- Born: 15 April 1971 (age 55) Poole, Dorset, England
- Occupation: Television presenter
- Known for: Blue Peter Live & Kicking
- Spouses: ; Andrew Frampton ​ ​(m. 1999⁠–⁠2001)​ ; Trey Farley ​(m. 2004)​
- Children: 2

= Katy Hill =

British television presenter

Katy Hill (born 15 April 1971) is an English television presenter who has worked in television and radio in the UK since 1995. She presented the long-running children's programme Blue Peter from 1995 to 2000 and the flagship Saturday morning series Live & Kicking from 2000 to 2001.

==Early life and education==
She was born in Poole, Dorset where her father, Chris, was then a curate (trainee vicar) at a local church. Katy has two siblings: an elder brother, Simon; and a younger sister, Naomi. Hill gained nine 'O' levels and four 'A' Levels at St. Edward's Church of England School in Romford, London, and worked in a record shop before she started presenting. Hill worked for free at the local radio station BBC Essex, to gain the experience required to become a presenter.

==Career==
Hill began her media career with voluntary work in Essex at EastWard Hospital Television, and presented Katy's Capers on BBC Essex, before transferring to Nickelodeon. Whilst working for BBC channel controllers and the Head of Children's Television as a secretary, she bombarded the editor of Blue Peter with showreels, which resulted in her winning an audition place.
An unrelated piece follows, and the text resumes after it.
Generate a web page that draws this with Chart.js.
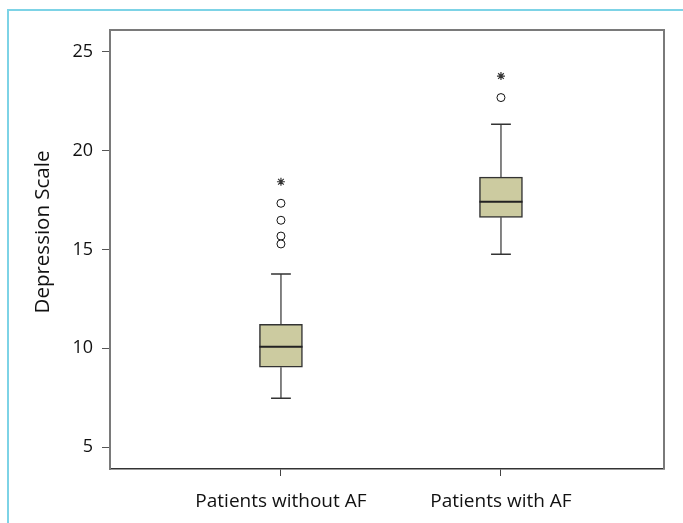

On 23 June 1995, Hill joined the Children's BBC television programme Blue Peter, ultimately leaving on 19 June 2000. Her assignments included living with a family in Mongolia for a week, training with the England football squad for a FIFA World Cup special, joining the Cirque du Soleil, and making objects from yoghurt pots and sticky-backed plastic. For her stint on Blue Peter, Hill won the 2000 Children's BAFTA Award for Best Presenter. She returned for one edition on 30 March 2010, for the final programme to feature the dog Mabel.

As a result of her work on Blue Peter, Hill also presented Live & Kicking, Top of the Pops, Football Fever (she supports Newcastle United) and 2000 to 1 with Michael Parkinson, which was, for the final only, part of 2000 Today. She also presented the BBC's Holiday and went on to present the weekend breakfast show on 95.8 Capital FM. Hill has written for numerous magazines, including a regular column for Cosmopolitan Hair & Beauty, Hello! and Closer. In both 2000 and 2001, she presented the final of BBC One's A Song for Europe, the competition to select the United Kingdom's entry for the annual Eurovision Song Contest.

In 2004, Hill appeared on the Channel 4 reality series, The Games, in which she came second overall in the female contenders, winning five out of the seven required disciplines. After Neil Fox quit as the long-running host of the networked Hit40UK (also in 2004), Hill – previously one of his stand-ins – was recruited, initially to co-host with Stephanie Hirst each Sunday, from the studios of Capital Radio in London. Hill chose to leave after a year, due to other commitments, and Hirst eventually went on to host the programme alone.

Hill co-presented the concert held in Trafalgar Square where the host of the 2012 Summer Olympics was announced, for which London was a candidate. When London was announced as the victor, Hill was seen cheering and shouting with joy with Olympian Kelly Holmes. Hill is also the brand ambassador of Arm & Hammer and has done three campaigns for the company.

In May 2010, Hill joined the women's lifestyle website iVillage.co.uk as a weekly blogger. She now hosts her own lifestyle and parenting blog at katyhill.com.

In late December 2010, Hill acted as relief co-presenter on ITV's breakfast channel Daybreak. Years later, between February 2015 and July 2017, she co-presented Heart Breakfast for Heart Radio in the Four Counties region with former Blue Peter colleague Stuart Miles.

Since 2019 Hill became a certified success and confidence coach, shortly after Hill suffered a terrible fall, leaving a scar on the top of her forehead.

==Personal life==
Hill married childhood sweetheart and record producer Andrew Frampton in 1999. The marriage lasted two years before they divorced. Hill then began dating fellow Live & Kicking presenter Trey Farley. They became engaged after he proposed to her, while on holiday in Venice, and the couple married in Tuscany on 4 July 2004. They now live in Los Angeles, and have a daughter, born in 2006, and a son, born in 2007.